[Items from a data source]
|---|

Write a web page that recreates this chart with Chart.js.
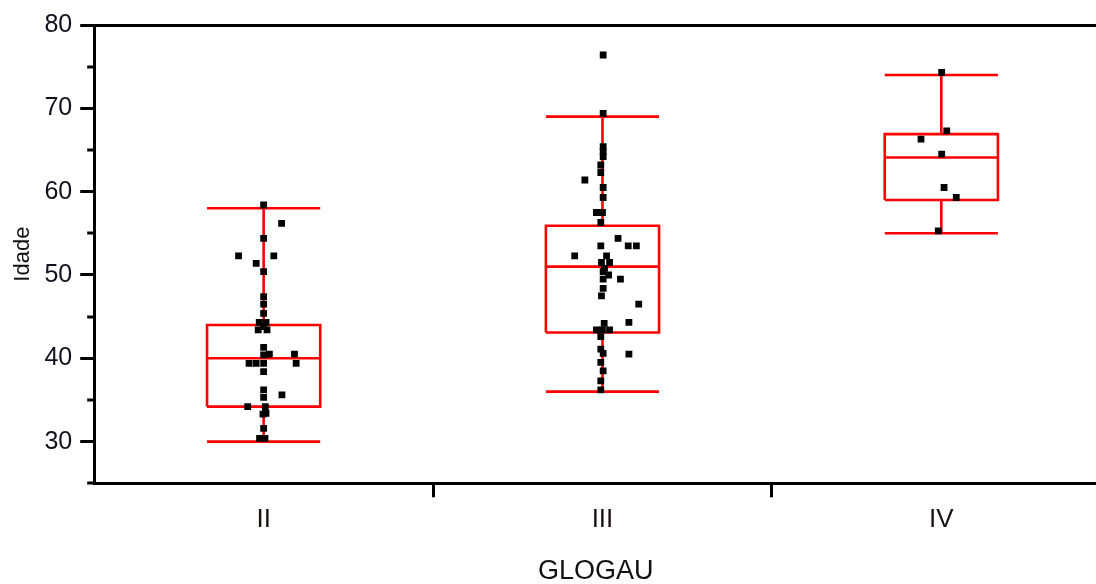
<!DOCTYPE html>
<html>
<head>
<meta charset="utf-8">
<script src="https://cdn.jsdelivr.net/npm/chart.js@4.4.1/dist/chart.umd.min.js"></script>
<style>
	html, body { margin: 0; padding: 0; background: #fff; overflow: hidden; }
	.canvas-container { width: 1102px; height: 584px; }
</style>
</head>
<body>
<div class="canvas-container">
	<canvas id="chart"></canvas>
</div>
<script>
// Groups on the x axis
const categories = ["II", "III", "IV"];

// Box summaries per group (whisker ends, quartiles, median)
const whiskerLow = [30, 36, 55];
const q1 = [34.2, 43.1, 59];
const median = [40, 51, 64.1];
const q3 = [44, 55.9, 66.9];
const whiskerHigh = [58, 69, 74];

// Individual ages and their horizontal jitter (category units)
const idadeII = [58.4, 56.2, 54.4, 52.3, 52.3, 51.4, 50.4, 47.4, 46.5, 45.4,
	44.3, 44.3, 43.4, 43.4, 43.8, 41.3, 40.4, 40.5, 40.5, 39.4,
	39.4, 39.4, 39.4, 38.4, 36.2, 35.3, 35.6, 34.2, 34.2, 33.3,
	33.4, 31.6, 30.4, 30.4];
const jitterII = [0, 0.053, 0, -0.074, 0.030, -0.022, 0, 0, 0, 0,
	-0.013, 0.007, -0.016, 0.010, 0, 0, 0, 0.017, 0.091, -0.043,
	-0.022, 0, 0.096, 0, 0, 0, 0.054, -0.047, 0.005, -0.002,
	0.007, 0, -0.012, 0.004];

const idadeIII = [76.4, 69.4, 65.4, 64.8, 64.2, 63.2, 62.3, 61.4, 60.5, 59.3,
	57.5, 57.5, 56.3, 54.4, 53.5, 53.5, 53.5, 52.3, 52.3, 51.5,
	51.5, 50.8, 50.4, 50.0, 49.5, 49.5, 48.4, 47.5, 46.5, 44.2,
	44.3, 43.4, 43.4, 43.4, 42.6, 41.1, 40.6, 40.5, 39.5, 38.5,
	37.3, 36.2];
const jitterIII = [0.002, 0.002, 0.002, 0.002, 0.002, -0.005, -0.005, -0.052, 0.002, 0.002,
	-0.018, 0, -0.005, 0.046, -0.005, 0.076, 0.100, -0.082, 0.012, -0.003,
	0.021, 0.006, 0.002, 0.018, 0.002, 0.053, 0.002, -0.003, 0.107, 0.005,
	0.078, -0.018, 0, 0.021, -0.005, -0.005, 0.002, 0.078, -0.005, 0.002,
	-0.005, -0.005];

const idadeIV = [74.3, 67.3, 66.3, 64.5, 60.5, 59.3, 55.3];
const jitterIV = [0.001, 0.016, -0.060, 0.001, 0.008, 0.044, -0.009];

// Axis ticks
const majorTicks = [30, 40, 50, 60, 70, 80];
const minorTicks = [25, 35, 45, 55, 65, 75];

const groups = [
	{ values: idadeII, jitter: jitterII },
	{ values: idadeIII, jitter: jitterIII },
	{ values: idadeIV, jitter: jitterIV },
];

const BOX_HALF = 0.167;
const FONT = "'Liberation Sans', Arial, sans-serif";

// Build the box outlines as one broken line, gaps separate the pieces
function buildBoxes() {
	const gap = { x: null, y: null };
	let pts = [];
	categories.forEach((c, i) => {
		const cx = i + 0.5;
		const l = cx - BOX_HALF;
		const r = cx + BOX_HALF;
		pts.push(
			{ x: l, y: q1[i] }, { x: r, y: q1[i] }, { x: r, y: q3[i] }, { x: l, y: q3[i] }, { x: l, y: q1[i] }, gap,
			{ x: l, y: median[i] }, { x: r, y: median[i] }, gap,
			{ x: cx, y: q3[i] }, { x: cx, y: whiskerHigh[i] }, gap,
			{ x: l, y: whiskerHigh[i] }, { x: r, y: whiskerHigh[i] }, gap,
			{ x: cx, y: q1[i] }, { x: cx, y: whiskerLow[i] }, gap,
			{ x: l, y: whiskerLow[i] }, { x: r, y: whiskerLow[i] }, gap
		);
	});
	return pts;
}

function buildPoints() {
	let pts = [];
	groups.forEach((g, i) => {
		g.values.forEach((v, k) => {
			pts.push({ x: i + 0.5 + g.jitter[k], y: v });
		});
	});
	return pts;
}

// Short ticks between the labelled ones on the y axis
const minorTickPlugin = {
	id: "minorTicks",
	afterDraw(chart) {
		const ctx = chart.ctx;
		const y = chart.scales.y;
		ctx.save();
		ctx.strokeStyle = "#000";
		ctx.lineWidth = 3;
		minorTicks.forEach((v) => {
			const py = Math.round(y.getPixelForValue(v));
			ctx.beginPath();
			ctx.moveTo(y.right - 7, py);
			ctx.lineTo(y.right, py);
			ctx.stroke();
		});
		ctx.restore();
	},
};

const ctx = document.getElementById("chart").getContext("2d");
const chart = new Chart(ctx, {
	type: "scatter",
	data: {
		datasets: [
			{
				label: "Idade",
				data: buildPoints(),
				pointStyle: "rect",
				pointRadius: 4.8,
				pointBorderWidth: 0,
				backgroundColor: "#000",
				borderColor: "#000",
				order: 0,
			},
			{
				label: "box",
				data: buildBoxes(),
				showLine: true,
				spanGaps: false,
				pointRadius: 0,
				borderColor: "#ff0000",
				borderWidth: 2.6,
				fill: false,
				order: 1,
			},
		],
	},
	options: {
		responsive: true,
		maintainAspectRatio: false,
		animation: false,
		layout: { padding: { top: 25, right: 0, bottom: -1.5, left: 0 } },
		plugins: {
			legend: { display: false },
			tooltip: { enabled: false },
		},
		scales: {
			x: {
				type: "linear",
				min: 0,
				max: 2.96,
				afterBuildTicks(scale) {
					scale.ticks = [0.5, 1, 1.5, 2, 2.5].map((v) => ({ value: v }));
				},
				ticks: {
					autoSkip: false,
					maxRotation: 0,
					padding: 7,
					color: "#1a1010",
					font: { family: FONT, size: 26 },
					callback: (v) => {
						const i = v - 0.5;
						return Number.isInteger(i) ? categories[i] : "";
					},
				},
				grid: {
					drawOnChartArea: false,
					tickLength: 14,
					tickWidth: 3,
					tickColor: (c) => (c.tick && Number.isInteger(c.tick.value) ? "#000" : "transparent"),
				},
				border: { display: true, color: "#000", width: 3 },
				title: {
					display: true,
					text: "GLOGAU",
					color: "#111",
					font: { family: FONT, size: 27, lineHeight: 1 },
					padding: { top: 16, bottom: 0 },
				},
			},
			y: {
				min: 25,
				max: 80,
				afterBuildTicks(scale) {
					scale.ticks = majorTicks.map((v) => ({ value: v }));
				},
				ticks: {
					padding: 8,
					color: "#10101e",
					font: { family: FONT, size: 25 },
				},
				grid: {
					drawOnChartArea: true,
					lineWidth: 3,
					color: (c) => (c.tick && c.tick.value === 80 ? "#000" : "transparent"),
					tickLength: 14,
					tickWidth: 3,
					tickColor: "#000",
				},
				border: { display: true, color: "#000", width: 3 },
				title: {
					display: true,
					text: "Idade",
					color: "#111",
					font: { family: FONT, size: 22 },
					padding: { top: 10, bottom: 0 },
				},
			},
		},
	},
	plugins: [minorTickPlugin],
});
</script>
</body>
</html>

|---|

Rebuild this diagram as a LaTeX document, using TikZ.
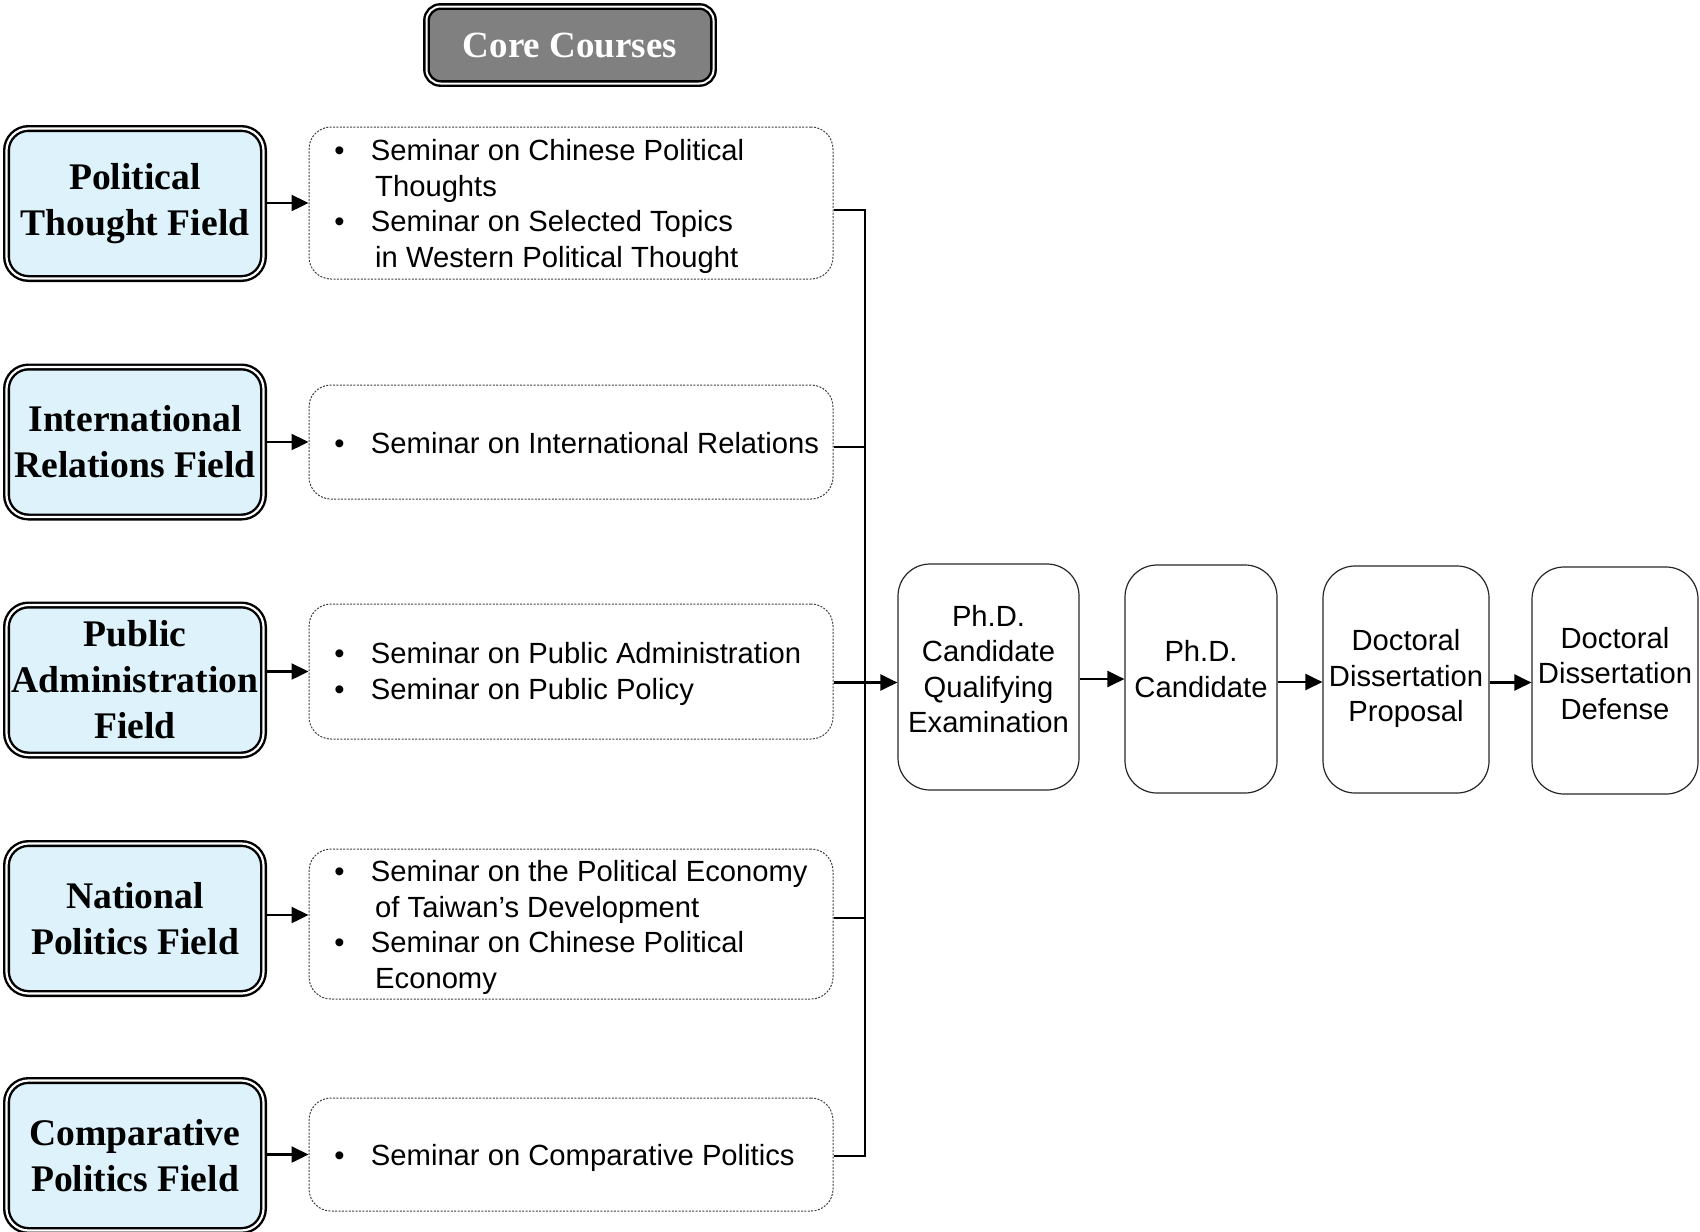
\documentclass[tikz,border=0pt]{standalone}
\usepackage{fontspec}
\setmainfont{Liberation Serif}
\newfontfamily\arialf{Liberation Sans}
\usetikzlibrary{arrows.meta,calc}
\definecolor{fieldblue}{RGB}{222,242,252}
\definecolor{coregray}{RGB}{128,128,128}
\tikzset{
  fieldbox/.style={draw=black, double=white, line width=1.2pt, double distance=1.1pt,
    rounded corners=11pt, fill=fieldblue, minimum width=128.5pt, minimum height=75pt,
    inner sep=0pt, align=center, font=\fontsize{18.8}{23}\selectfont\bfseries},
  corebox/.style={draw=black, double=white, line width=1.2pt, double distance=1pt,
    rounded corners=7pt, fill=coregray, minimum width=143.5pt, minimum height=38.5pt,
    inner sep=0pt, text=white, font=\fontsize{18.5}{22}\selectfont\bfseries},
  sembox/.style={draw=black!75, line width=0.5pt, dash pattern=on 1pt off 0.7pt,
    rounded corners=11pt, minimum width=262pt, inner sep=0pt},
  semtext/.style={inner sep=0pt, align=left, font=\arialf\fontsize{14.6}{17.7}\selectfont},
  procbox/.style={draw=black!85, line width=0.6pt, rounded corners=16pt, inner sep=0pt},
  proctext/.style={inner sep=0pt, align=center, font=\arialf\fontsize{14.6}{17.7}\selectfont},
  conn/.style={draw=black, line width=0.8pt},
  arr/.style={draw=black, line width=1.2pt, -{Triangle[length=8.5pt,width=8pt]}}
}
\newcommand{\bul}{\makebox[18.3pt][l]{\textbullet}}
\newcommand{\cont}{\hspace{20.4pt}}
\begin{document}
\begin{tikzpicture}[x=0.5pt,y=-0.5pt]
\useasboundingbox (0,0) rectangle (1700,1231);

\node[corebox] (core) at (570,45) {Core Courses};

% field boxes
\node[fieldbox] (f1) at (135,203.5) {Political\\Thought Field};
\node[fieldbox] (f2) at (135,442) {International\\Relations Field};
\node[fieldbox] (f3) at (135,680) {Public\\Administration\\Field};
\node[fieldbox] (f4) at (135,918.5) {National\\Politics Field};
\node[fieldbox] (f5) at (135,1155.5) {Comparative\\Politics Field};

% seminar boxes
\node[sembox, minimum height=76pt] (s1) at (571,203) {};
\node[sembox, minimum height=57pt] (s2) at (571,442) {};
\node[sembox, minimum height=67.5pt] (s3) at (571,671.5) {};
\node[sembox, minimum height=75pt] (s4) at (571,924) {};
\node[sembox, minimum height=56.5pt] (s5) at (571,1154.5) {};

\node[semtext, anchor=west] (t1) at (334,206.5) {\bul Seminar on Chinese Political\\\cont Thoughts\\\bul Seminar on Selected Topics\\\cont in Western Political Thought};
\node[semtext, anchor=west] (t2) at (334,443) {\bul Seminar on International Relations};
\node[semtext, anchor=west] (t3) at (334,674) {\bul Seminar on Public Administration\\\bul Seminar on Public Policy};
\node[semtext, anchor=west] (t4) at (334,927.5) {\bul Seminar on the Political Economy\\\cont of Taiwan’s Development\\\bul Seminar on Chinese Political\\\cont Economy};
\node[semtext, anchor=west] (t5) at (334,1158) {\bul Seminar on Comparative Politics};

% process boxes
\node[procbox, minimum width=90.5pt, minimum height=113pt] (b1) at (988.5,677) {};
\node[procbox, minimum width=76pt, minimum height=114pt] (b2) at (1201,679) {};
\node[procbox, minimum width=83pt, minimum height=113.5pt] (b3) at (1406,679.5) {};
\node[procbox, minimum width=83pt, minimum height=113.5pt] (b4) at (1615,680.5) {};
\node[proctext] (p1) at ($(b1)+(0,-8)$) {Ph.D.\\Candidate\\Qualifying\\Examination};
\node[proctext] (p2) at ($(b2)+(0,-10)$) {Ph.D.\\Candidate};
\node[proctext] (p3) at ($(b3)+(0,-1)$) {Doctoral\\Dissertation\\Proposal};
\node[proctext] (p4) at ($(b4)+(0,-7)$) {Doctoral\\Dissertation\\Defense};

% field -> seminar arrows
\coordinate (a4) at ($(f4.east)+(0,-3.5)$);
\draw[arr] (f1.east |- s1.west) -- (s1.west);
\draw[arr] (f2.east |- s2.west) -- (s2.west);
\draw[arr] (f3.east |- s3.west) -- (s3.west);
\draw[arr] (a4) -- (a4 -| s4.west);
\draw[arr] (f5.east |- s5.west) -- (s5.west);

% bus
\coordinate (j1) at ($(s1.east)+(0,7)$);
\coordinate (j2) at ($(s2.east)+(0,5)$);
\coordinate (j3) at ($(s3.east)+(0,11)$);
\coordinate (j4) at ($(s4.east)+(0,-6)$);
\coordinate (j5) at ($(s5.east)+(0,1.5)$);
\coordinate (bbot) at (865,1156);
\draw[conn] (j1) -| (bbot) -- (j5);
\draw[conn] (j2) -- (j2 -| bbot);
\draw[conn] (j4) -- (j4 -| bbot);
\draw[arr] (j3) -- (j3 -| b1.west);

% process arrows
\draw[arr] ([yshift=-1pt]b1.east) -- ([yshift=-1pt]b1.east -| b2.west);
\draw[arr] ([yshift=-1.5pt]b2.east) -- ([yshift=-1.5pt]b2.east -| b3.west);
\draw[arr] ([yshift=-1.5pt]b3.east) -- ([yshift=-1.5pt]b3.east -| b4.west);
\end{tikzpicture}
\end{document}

|---|

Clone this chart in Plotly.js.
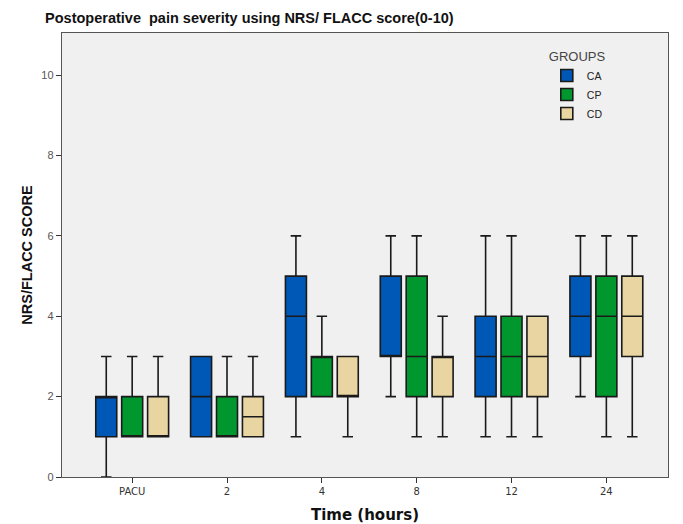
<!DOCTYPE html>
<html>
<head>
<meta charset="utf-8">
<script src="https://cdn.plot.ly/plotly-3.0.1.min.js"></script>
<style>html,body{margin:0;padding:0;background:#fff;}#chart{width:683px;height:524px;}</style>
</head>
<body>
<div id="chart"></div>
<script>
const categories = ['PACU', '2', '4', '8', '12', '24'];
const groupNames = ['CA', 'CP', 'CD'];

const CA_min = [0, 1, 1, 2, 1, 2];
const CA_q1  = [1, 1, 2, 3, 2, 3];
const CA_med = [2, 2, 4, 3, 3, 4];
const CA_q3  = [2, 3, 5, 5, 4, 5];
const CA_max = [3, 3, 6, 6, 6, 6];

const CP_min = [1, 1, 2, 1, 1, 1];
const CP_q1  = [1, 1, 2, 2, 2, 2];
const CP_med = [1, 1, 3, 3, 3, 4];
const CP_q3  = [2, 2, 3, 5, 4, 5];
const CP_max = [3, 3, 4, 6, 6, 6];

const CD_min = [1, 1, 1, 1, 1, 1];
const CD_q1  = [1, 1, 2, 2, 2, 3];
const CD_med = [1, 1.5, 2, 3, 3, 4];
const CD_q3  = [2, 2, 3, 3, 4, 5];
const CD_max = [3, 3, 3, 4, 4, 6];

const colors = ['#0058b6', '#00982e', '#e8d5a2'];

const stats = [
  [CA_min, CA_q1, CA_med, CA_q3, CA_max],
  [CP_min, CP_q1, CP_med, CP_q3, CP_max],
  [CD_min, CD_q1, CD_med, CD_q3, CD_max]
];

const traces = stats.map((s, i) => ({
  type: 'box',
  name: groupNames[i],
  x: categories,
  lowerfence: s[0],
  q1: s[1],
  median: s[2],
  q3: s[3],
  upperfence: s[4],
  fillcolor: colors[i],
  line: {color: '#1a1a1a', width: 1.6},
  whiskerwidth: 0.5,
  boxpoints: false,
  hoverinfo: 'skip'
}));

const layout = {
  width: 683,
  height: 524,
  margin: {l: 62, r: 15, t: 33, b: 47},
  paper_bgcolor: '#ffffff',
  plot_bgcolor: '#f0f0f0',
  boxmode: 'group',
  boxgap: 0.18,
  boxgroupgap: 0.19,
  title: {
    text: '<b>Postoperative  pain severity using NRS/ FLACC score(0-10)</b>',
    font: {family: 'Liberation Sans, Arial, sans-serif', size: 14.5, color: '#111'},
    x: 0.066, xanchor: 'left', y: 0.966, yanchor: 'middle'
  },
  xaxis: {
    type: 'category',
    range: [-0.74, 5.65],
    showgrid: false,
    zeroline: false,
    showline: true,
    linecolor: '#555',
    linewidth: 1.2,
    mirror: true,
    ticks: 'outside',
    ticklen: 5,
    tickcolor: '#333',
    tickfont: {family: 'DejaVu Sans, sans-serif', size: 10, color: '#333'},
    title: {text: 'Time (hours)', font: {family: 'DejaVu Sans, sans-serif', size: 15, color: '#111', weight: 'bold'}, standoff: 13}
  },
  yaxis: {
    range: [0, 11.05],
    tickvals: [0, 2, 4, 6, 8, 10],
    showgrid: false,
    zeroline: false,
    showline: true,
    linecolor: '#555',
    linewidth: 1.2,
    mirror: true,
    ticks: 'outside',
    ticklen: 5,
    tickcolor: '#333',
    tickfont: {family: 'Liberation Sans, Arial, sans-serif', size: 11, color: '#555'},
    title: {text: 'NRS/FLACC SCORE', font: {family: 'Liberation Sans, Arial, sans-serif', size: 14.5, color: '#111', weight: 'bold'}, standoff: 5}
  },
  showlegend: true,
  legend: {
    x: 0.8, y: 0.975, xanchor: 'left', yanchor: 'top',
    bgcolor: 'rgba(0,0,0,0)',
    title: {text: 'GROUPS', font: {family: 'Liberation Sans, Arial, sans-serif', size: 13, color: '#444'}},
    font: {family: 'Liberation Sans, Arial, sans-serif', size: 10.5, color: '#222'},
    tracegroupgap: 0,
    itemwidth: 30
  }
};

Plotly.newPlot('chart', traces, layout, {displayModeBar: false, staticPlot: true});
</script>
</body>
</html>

|---|

**Your task:** Gather each line of the records holding the string "this".

**Expected answer:**
Write a web page that recreates this chart with Chart.js.
Rebuild this diagram as a LaTeX document, using TikZ.
Clone this chart in Plotly.js.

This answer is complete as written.